The Battle of Naseby in June 1645 and the Battle of Langport in July 1645 marked the destruction of the armies of King Charles and the First Civil War drifted to a conclusion the following year when the Scots handed Charles over to Parliament,

In the period that followed, there was discussion of what sort of socirty the members of the Parliamentary army wanted.

Read the accounts of The Putney Debates now and they recall that the men who fought for Cromwell in battles like those at Naesby and Langport were men who had set out with high ideals.  The soldiers were evangelical Christians, they were men whose daily lives were shaped by Scripture and prayer.  They believed everyone should pursue their own conscience, that no government had a right to impose religion.

In An Agreement of the People issued on 28th October 1647, they declared:

That matters of religion and the ways of God’s worship are not at all entrusted by us to any human power, because therein we cannot remit or exceed a tittle of what our consciences dictate to be the mind of God, without wilful sin.

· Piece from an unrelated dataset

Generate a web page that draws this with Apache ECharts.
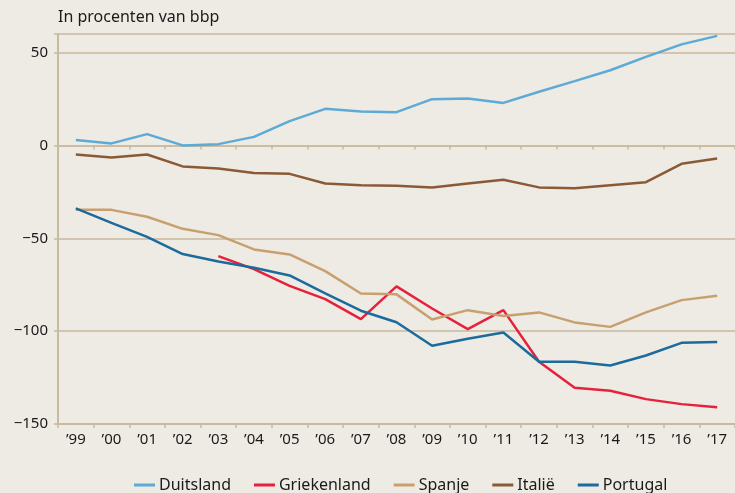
<!DOCTYPE html>
<html>
<head>
<meta charset="utf-8">
<script src="https://cdn.jsdelivr.net/npm/echarts@6/dist/echarts.min.js"></script>
<style>
  html, body { margin: 0; padding: 0; background: #EEEBE4; }
  #chart { width: 735px; height: 493px; }
</style>
</head>
<body>
<div id="chart"></div>
<script>
const years = ["’99", "’00", "’01", "’02", "’03", "’04", "’05", "’06", "’07", "’08", "’09", "’10", "’11", "’12", "’13", "’14", "’15", "’16", "’17"];

const duitsland = [2.9, 1.1, 6.1, 0, 0.7, 4.6, 13.1, 19.7, 18.3, 17.9, 24.9, 25.3, 22.9, 28.9, 34.6, 40.5, 47.7, 54.4, 59];
const griekenland = [null, null, null, null, -59.6, -66.6, -75.6, -82.8, -93.5, -75.9, -87.8, -98.9, -88.7, -116.5, -130.5, -132.1, -136.6, -139.3, -141];
const spanje = [-34.7, -34.7, -38.4, -44.9, -48.3, -56, -58.7, -67.7, -79.7, -80.2, -93.7, -88.7, -91.9, -89.9, -95.3, -97.7, -89.9, -83.3, -81];
const italie = [-4.9, -6.5, -4.9, -11.3, -12.4, -14.9, -15.3, -20.5, -21.4, -21.7, -22.6, -20.5, -18.5, -22.6, -23, -21.4, -19.8, -9.9, -7];
const portugal = [-33.9, -41.7, -49.2, -58.5, -62.5, -65.9, -70, -79.7, -89, -95.2, -107.9, -104.1, -100.7, -116.5, -116.5, -118.5, -113.1, -106.3, -105.9];

const yTicks = [-150, -100, -50, 0, 50];

const lineColor = "#C9B99E";
const font = "'Noto Sans', sans-serif";

const chart = echarts.init(document.getElementById("chart"));

function line(name, data, color) {
  return {
    name: name,
    type: "line",
    data: data,
    symbol: "none",
    connectNulls: false,
    lineStyle: { width: 2.5, color: color },
    itemStyle: { color: color },
  };
}

chart.setOption({
  backgroundColor: "#EEEBE4",
  animation: false,
  title: {
    text: "In procenten van bbp",
    left: 58,
    top: 9,
    padding: 0,
    textStyle: { fontFamily: font, fontSize: 16, fontWeight: "normal", color: "#1a1a1a" },
  },
  grid: { left: 58, right: -2, top: 34, bottom: 69 },
  legend: {
    top: 472,
    left: 129,
    icon: "rect",
    itemWidth: 21,
    itemHeight: 3,
    itemGap: 23,
    textStyle: { fontFamily: font, fontSize: 16, color: "#1a1a1a", padding: [0, 0, 0, -1] },
    data: ["Duitsland", "Griekenland", "Spanje", "Italië", "Portugal"],
  },
  xAxis: [
    {
      type: "category",
      data: years,
      boundaryGap: true,
      axisLine: { onZero: false, lineStyle: { color: lineColor, width: 2 } },
      axisTick: { show: true, length: 4, interval: 0, lineStyle: { color: lineColor, width: 1.5 } },
      axisLabel: { interval: 0, fontFamily: font, fontSize: 15, color: "#1a1a1a", margin: 8 },
      splitLine: { show: false },
    },
    {
      type: "category",
      data: years,
      position: "bottom",
      boundaryGap: true,
      axisLine: { onZero: true, show: true, lineStyle: { color: lineColor, width: 1.5 } },
      axisTick: { show: true, length: 4, interval: 0, lineStyle: { color: lineColor, width: 1.5 } },
      axisLabel: { show: false },
      splitLine: { show: false },
    },
  ],
  yAxis: {
    type: "value",
    min: -150,
    max: 60,
    interval: 50,
    axisLine: { show: true, lineStyle: { color: lineColor, width: 2 } },
    axisTick: { show: true, length: 4, lineStyle: { color: lineColor, width: 1.5 } },
    axisLabel: {
      fontFamily: font,
      fontSize: 15,
      color: "#1a1a1a",
      margin: 10,
      formatter: (v) => (yTicks.includes(v) ? String(v).replace("-", "\u2212") : ""),
    },
    splitLine: { show: true, lineStyle: { color: lineColor, width: 1.5 } },
  },
  series: [
    line("Duitsland", duitsland, "#5DAAD6"),
    line("Griekenland", griekenland, "#E5213B"),
    line("Spanje", spanje, "#C8A06F"),
    line("Italië", italie, "#8A5A36"),
    line("Portugal", portugal, "#1D6A9C"),
  ],
});
</script>
</body>
</html>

The Levellers, the soldiers who took part in the Putney Debates, had no place for an established church, no place for secular powers being used to dictate people’s religious beliefs or their practices.

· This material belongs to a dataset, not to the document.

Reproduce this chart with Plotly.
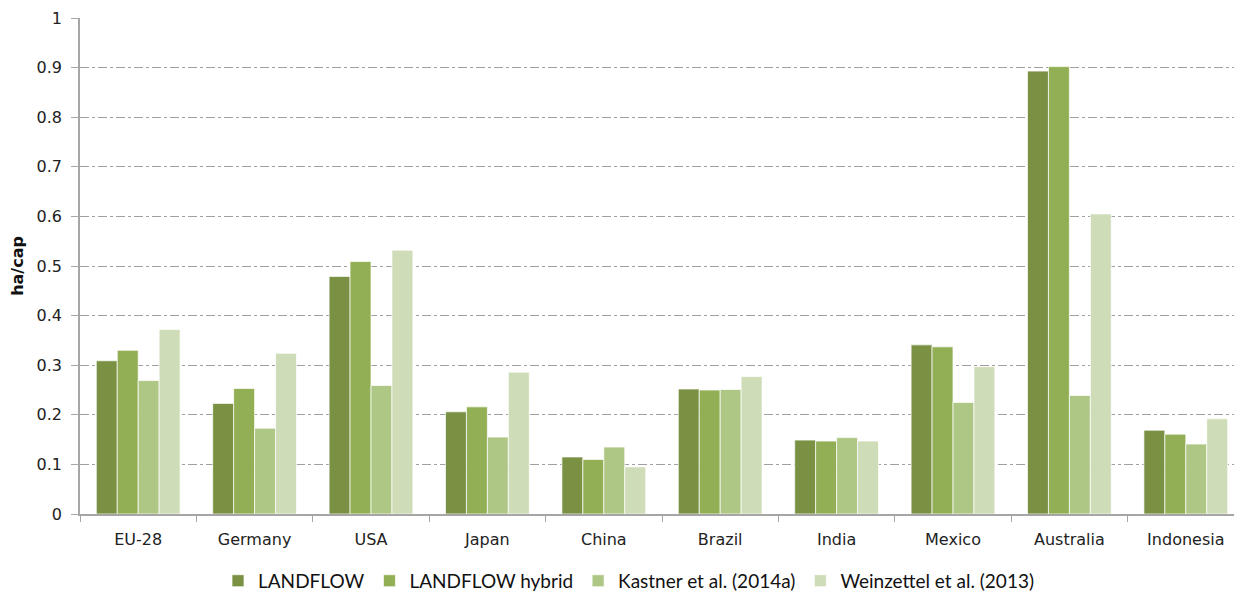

The Levellers’ vision extended much further than matters of religious belief, there was a belief in universal suffrage, an idea that their opponents claimed could only lead to anarchy and an end to private property. On 29th October 1647, after a morning prayer meeting, the soldiers had resumed their debates. Colonel Thomas Rainsborough, who became a heroic figure for the Levellers, declared during the debate:

For really I think that the poorest hee that is in England hath a life to live, as the greatest hee; and therefore truly, Sr, I think itt clear, that every Man that is to live under a Government ought first by his own Consent to put himself under that Government; and I do think that the poorest man in England is not at all bound in a strict sense to that Government that he hath not had a voice to put Himself under.

The poorest man has as much a life to live as the richest man: a declaration of the dignity and rights of every person, rights that were about more than a matter of words or principles, rights that had direct political implications.

Neither Cromwell nor the Crown would entertain the introduction of such rights. The oppression of the Commonwealth would be followed by the oppression of the Restoration.